Feinberg, executive director of Greater New York Labor-Religion Coalition, has worked for years with the AFSCME affiliates in New York. He helped CSEA/AFSCME Local 1000 organize workers at facilities for the developmentally disabled. He helped DC 1707 fend off cuts to child care services. And he continues to work with DC 37 to protect public services from the threat of privatization.
Feinberg is a key partner in DC 37’s new Labor, Faith and Community Engagement program. This program brings together “neighbors and co-worshipers to fight off the anti-worker attacks that threaten all our futures,” said DC 37 Exec. Dir. and International Vice Pres. Lillian Roberts.

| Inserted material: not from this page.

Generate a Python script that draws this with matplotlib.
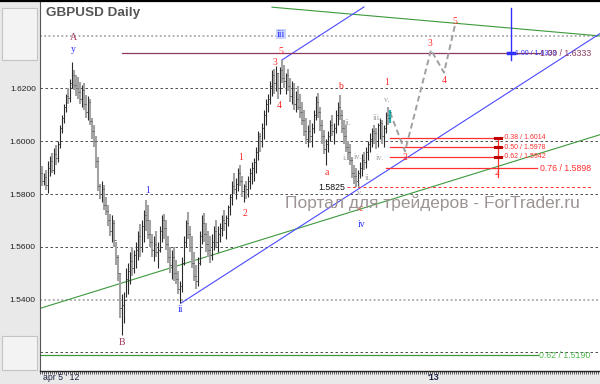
import matplotlib.pyplot as plt
from matplotlib.patches import Rectangle
from matplotlib.lines import Line2D

# ---------------------------------------------------------------------------
# DATA (daily GBPUSD bars, index 0 = apr 5 '12)
# ---------------------------------------------------------------------------
first_open = 1.5880
highs = [
    1.5905, 1.5880, 1.5890, 1.5925, 1.5945, 1.5955, 1.5975, 1.5985, 1.6000, 1.6060,
    1.6100, 1.6140, 1.6180, 1.6200, 1.6235, 1.6300, 1.6270, 1.6250, 1.6245, 1.6225,
    1.6215, 1.6220, 1.6175, 1.6170, 1.6160, 1.6090, 1.6060, 1.6020, 1.5940, 1.5840,
    1.5850, 1.5835, 1.5790, 1.5760, 1.5725, 1.5720, 1.5700, 1.5620, 1.5570, 1.5500,
    1.5420, 1.5430, 1.5520, 1.5540, 1.5580, 1.5600, 1.5590, 1.5620, 1.5660, 1.5685,
    1.5700, 1.5740, 1.5777, 1.5760, 1.5700, 1.5650, 1.5640, 1.5660, 1.5620, 1.5680,
    1.5720, 1.5725, 1.5700, 1.5640, 1.5600, 1.5590, 1.5600, 1.5550, 1.5510, 1.5470,
    1.5560, 1.5640, 1.5700, 1.5731, 1.5680, 1.5640, 1.5580, 1.5530, 1.5560, 1.5660,
    1.5720, 1.5727, 1.5690, 1.5660, 1.5640, 1.5650, 1.5680, 1.5700, 1.5680, 1.5690,
    1.5720, 1.5740, 1.5720, 1.5760, 1.5800, 1.5850, 1.5880, 1.5860, 1.5900, 1.5910,
    1.5870, 1.5840, 1.5850, 1.5870, 1.5900, 1.5920, 1.5935, 1.5980, 1.6040, 1.6030,
    1.6070, 1.6120, 1.6160, 1.6180, 1.6230, 1.6270, 1.6275, 1.6285, 1.6260, 1.6280,
    1.6309, 1.6290, 1.6260, 1.6275, 1.6240, 1.6230, 1.6220, 1.6190, 1.6210, 1.6180,
    1.6150, 1.6120, 1.6090, 1.6060, 1.6080, 1.6070, 1.6120, 1.6170, 1.6183, 1.6130,
    1.6080, 1.6042, 1.6010, 1.6040, 1.6080, 1.6100, 1.6070, 1.6120, 1.6150, 1.6175,
    1.6120, 1.6080, 1.6060, 1.6000, 1.5990, 1.5940, 1.5910, 1.5900, 1.5890, 1.5920,
    1.5950, 1.5960, 1.5980, 1.6000, 1.6030, 1.6050, 1.6060, 1.6050, 1.6070, 1.6090,
    1.6080, 1.6060, 1.6110, 1.6130, 1.6120,
]
lows = [
    1.5830, 1.5835, 1.5815, 1.5805, 1.5870, 1.5880, 1.5875, 1.5910, 1.5920, 1.5975,
    1.6030, 1.6070, 1.6110, 1.6140, 1.6150, 1.6200, 1.6195, 1.6170, 1.6160, 1.6140,
    1.6130, 1.6120, 1.6090, 1.6080, 1.6060, 1.6010, 1.5980, 1.5900, 1.5810, 1.5780,
    1.5770, 1.5740, 1.5720, 1.5680, 1.5640, 1.5620, 1.5600, 1.5530, 1.5470, 1.5330,
    1.5265, 1.5310, 1.5410, 1.5420, 1.5460, 1.5490, 1.5500, 1.5520, 1.5550, 1.5560,
    1.5580, 1.5620, 1.5660, 1.5630, 1.5600, 1.5560, 1.5545, 1.5560, 1.5520, 1.5580,
    1.5620, 1.5630, 1.5590, 1.5540, 1.5500, 1.5480, 1.5470, 1.5460, 1.5420, 1.5386,
    1.5430, 1.5530, 1.5600, 1.5630, 1.5580, 1.5520, 1.5470, 1.5440, 1.5450, 1.5530,
    1.5610, 1.5620, 1.5580, 1.5560, 1.5540, 1.5550, 1.5590, 1.5600, 1.5580, 1.5620,
    1.5640, 1.5660, 1.5630, 1.5680, 1.5720, 1.5760, 1.5800, 1.5780, 1.5810, 1.5830,
    1.5790, 1.5770, 1.5780, 1.5790, 1.5820, 1.5840, 1.5850, 1.5880, 1.5930, 1.5960,
    1.5980, 1.6010, 1.6060, 1.6110, 1.6140, 1.6170, 1.6180, 1.6190, 1.6160, 1.6180,
    1.6220, 1.6200, 1.6180, 1.6190, 1.6150, 1.6140, 1.6120, 1.6110, 1.6120, 1.6090,
    1.6060, 1.6020, 1.5990, 1.5980, 1.5995, 1.5980, 1.6030, 1.6080, 1.6090, 1.6040,
    1.5990, 1.5950, 1.5909, 1.5960, 1.6000, 1.6020, 1.5990, 1.6030, 1.6060, 1.6080,
    1.6030, 1.5990, 1.5960, 1.5930, 1.5910, 1.5860, 1.5840, 1.5825, 1.5830, 1.5860,
    1.5870, 1.5890, 1.5900, 1.5930, 1.5960, 1.5980, 1.5990, 1.5970, 1.5980, 1.6010,
    1.5990, 1.5980, 1.6030, 1.6060, 1.6070,
]
closes = [
    1.5850, 1.5865, 1.5835, 1.5900, 1.5925, 1.5890, 1.5950, 1.5935, 1.5990, 1.6050,
    1.6090, 1.6130, 1.6170, 1.6165, 1.6220, 1.6250, 1.6215, 1.6200, 1.6185, 1.6160,
    1.6195, 1.6140, 1.6110, 1.6150, 1.6075, 1.6040, 1.6000, 1.5925, 1.5830, 1.5800,
    1.5820, 1.5760, 1.5735, 1.5700, 1.5660, 1.5690, 1.5625, 1.5560, 1.5500, 1.5370,
    1.5380, 1.5400, 1.5480, 1.5510, 1.5545, 1.5520, 1.5570, 1.5590, 1.5640, 1.5600,
    1.5680, 1.5720, 1.5700, 1.5650, 1.5620, 1.5590, 1.5610, 1.5580, 1.5590, 1.5660,
    1.5700, 1.5670, 1.5610, 1.5560, 1.5530, 1.5560, 1.5500, 1.5480, 1.5440, 1.5450,
    1.5540, 1.5620, 1.5690, 1.5650, 1.5600, 1.5540, 1.5490, 1.5470, 1.5540, 1.5640,
    1.5690, 1.5650, 1.5610, 1.5590, 1.5570, 1.5620, 1.5660, 1.5620, 1.5650, 1.5670,
    1.5700, 1.5690, 1.5710, 1.5750, 1.5790, 1.5830, 1.5820, 1.5840, 1.5880, 1.5850,
    1.5810, 1.5830, 1.5820, 1.5850, 1.5880, 1.5900, 1.5920, 1.5960, 1.6020, 1.6000,
    1.6050, 1.6100, 1.6140, 1.6160, 1.6210, 1.6250, 1.6220, 1.6260, 1.6200, 1.6270,
    1.6240, 1.6230, 1.6250, 1.6210, 1.6170, 1.6200, 1.6140, 1.6160, 1.6130, 1.6110,
    1.6080, 1.6040, 1.6010, 1.6040, 1.6020, 1.6050, 1.6100, 1.6150, 1.6110, 1.6060,
    1.6020, 1.5970, 1.5990, 1.6020, 1.6060, 1.6040, 1.6050, 1.6100, 1.6130, 1.6100,
    1.6050, 1.6020, 1.5980, 1.5960, 1.5930, 1.5880, 1.5870, 1.5850, 1.5880, 1.5900,
    1.5930, 1.5920, 1.5960, 1.5990, 1.6010, 1.6040, 1.6030, 1.6000, 1.6060, 1.6070,
    1.6020, 1.6050, 1.6100, 1.6090, 1.6110,
]

price_ticks = [1.5200, 1.5400, 1.5600, 1.5800, 1.6000, 1.6200, 1.6400]

# projected wave path (bar index, price)
proj_x = [174, 181.5, 194.5, 201, 206.5]
proj_y = [1.6110, 1.5962, 1.6346, 1.6260, 1.6440]

# trend lines: (x0, y0, x1, y1)
green_low = (-1, 1.5367, 279, 1.6025)
green_top = (115, 1.6508, 279, 1.6399)
blue_low = (69.5, 1.5387, 279, 1.6408)
blue_top = (120, 1.6308, 161, 1.6509)

# fibonacci levels
fib_levels = [1.6014, 1.5978, 1.5942]
fib_labels = ["-0.38 / 1.6014", "-0.50 / 1.5978", "-0.62 / 1.5942"]
fib_main = 1.5898
target_level = 1.6333
green_level = 1.5190
low_level = 1.5825

# wave labels: text, bar index, price, colour key
wave_text = ["A", "y", "B", "1", "ii", "iv",
             "1", "2", "3", "4", "5", "a", "b", "c", "1", "2", "3", "4", "5", "2"]
wave_x = [15.5, 15.5, 40, 53, 69.5, 160,
          99.5, 101.5, 116.5, 118.5, 119.5, 142.5, 149, 159.5, 172.5,
          181.5, 194, 201, 206.5, 227.5]
wave_y = [1.6395, 1.6346, 1.5239, 1.5815, 1.5361, 1.5683,
          1.5940, 1.5728, 1.6300, 1.6137, 1.6342, 1.5883, 1.6206, 1.5747, 1.6221,
          1.5940, 1.6372, 1.6232, 1.6452, 1.5883]
wave_col = ["m", "b", "m", "b", "b", "b",
            "r", "r", "r", "r", "r", "r", "r", "r", "r", "r", "r", "r", "r", "r"]

sub_text = ["i.", "ii.", "iii", "iv.", "v.", "ii.", "iii.", "iv.", "v."]
sub_x = [151.5, 153, 157.5, 158, 159, 163, 167.5, 169, 172.5]
sub_y = [1.5936, 1.6069, 1.5834, 1.5940, 1.5804, 1.5861, 1.6088, 1.5936, 1.6156]

# ---------------------------------------------------------------------------
# FIGURE
# ---------------------------------------------------------------------------
plt.rcParams['font.family'] = ['Liberation Sans', 'DejaVu Sans']
W, H = 600, 384
COLORS = {"m": "#a0325a", "b": "#3030ff", "r": "#ff2a2a"}

fig = plt.figure(figsize=(6, 3.84), dpi=100, facecolor="#e9e9e9")
ax = fig.add_axes([40 / W, 13 / H, 560 / W, 370 / H])
ax.set_facecolor("white")
ax.set_xlim(-1, 279)
ax.set_ylim(1.51299, 1.65314)

# left panel boxes
for top, bot in [(8, 60), (336, 370)]:
    fig.patches.append(Rectangle((2 / W, 1 - bot / H), 35 / W, (bot - top) / H,
                                 transform=fig.transFigure, facecolor="#f3f3f3",
                                 edgecolor="#c4c4c4", lw=0.8, zorder=0))
fig.add_artist(Line2D([0, 1], [1 - 0.8 / H, 1 - 0.8 / H], color="black", lw=1.6))

# grid
for p in price_ticks:
    if p in (1.6400, 1.5400):
        ax.axhline(p, color="#9a9a9a", lw=1.1, ls=(0, (1.2, 1.6)), zorder=1)
    else:
        ax.axhline(p, color="#333333", lw=0.6, ls=(0, (3, 3)), zorder=1)

# trend lines
for (x0, y0, x1, y1), c in [(green_low, "#3c9a3c"), (green_top, "#3c9a3c"),
                            (blue_low, "#4a4aff"), (blue_top, "#4a4aff")]:
    ax.plot([x0, x1], [y0, y1], color=c, lw=0.8, zorder=2)

ax.plot([40, 249], [target_level] * 2, color="#8c3a62", lw=0.9, zorder=2)
ax.plot([-1, 248], [green_level] * 2, color="#3c9a3c", lw=0.9, zorder=2)
ax.plot([152.5, 275], [low_level] * 2, color="#ff3030", lw=0.7,
        ls=(0, (3, 2.5)), zorder=2)

# fibonacci block
for lv, lab in zip(fib_levels, fib_labels):
    ax.plot([174, 228], [lv, lv], color="#ff3030", lw=0.9, zorder=2)
    ax.plot([226.5, 229.5], [lv, lv], color="#c00000", lw=2.2, zorder=3)
    ax.text(230, lv, lab, color="#ff3030", fontsize=5, va="center", zorder=4)
ax.plot([172, 247.5], [fib_main] * 2, color="#ff3030", lw=0.9, zorder=2)
ax.plot([228, 228], [fib_levels[0], 1.5866], color="#ff3030", lw=0.9, zorder=2)
ax.text(249, fib_main, "0.76 / 1.5898", color="#ff3030", fontsize=6.3,
        va="center", zorder=4)

# blue target marker
ax.plot([234.5, 234.5], [1.6505, 1.6308], color="#3030ff", lw=1.0, zorder=3)
ax.plot([233, 236], [target_level] * 2, color="#3030ff", lw=2.5, zorder=3)
ax.text(236.5, target_level, "1.00 / 1.6333", color="#3030ff", fontsize=5,
        va="center", zorder=4)
ax.text(249, target_level, "1.00 / 1.6333", color="#8c3a62", fontsize=6.3,
        va="center", zorder=4)
ax.text(248.5, green_level, "0.62 / 1.5190", color="#50b850", fontsize=6.3,
        va="center", zorder=4)
ax.text(151.5, low_level, "1.5825", color="#111111", fontsize=6.3,
        ha="right", va="center", zorder=4)

# price bars
opens = [first_open] + closes[:-1]
n = len(closes)
for i in range(n):
    up = closes[i] >= opens[i]
    col, lw = ("#2a2a2a", 0.8) if up else ("#a3a3a3", 1.5)
    if i == n - 1:
        col, lw = "#20b0b0", 1.6
    ax.vlines(i, lows[i], highs[i], color=col, lw=lw, zorder=5)
    ax.hlines(opens[i], i - 0.6, i, color="#333333", lw=0.6, zorder=5)
    ax.hlines(closes[i], i, i + 0.6, color="#333333", lw=0.6, zorder=5)

# projection
ax.plot(proj_x, proj_y, color="#a0a0a0", lw=1.4, ls=(0, (3, 1.8)), zorder=4)

# wave labels
for t, x, y, c in zip(wave_text, wave_x, wave_y, wave_col):
    ax.text(x, y, t, color=COLORS[c], fontsize=7, family="Liberation Serif",
            ha="center", va="center", zorder=6)
ax.text(119.5, 1.6406, "iii", color="#3030ff", fontsize=7, family="Liberation Serif",
        ha="center", va="center", zorder=6,
        bbox=dict(facecolor="#c8d4ff", edgecolor="none", pad=0.4))
for t, x, y in zip(sub_text, sub_x, sub_y):
    ax.text(x, y, t, color="#a0a0a0", fontsize=6, family="Liberation Serif",
            ha="center", va="center", zorder=6)

# axes styling
ax.set_yticks(price_ticks)
ax.set_yticklabels([f"{p:.4f}" for p in price_ticks], fontsize=6, color="#222222")
ax.tick_params(axis="y", length=0, pad=3)
ax.set_xticks([])
ax.set_xticks(range(-1, 279), minor=True)
ax.tick_params(axis="x", which="minor", length=1.8, width=0.6, color="#444444",
               direction="out")
for s in ("top", "right"):
    ax.spines[s].set_visible(False)
ax.spines["left"].set_color("#555555")
ax.spines["left"].set_linewidth(0.8)
ax.spines["bottom"].set_color("#222222")
ax.spines["bottom"].set_linewidth(1.0)

# texts
fig.text(46 / W, 1 - 13 / H, "GBPUSD Daily", fontsize=9.7, fontweight="bold",
         color="#555555", va="center")
fig.text(285 / W, 1 - 203 / H, "Портал для трейдеров - ForTrader.ru",
         fontsize=12.5, color="#9d9393", va="center", zorder=7)
fig.text(43 / W, 1 - 378 / H, "apr 5 ' 12", fontsize=6.3, color="#1a2040",
         va="center")
fig.text(427 / W, 1 - 378 / H, "'13", fontsize=6.3, color="#1a2040",
         fontweight="bold", va="center")

fig.savefig("out.png", dpi=100, facecolor=fig.get_facecolor())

Feinberg notes that these partnerships are beneficial for both the labor movement and the faith community. “Working in partnership with labor movement keeps religious people grounded,” he said. “It reminds us what our basic values are. That’s why these partnerships have been so important and effective.”
Our Collective Will
Four days after Dr. King’s death, Coretta Scott King and former AFSCME Pres. Jerry Wurf led 20,000 in a memorial march through the City of Memphis. In a steady voice, she invoked the words of her late husband, “Our great nation, he always said, has the resources. But his question was do we have the will?”
She added, “Somehow I hope in this resurrection experience that will can be created in the hearts and minds and the souls and spirits of those who have the power to make these changes come about.”
By bringing the hearts, minds, souls and spirits of the labor movement and the faith community together, transformation isn’t only possible. It’s inevitable. Ask Reverend Beasley and the workers of Muskogee. Ask Father Salazar and the workers of San Miguel. Ask Bishop Jefferson and the workers of Michigan. Ask Rabbi Feinberg and the workers of New York. Ask the workers of Memphis.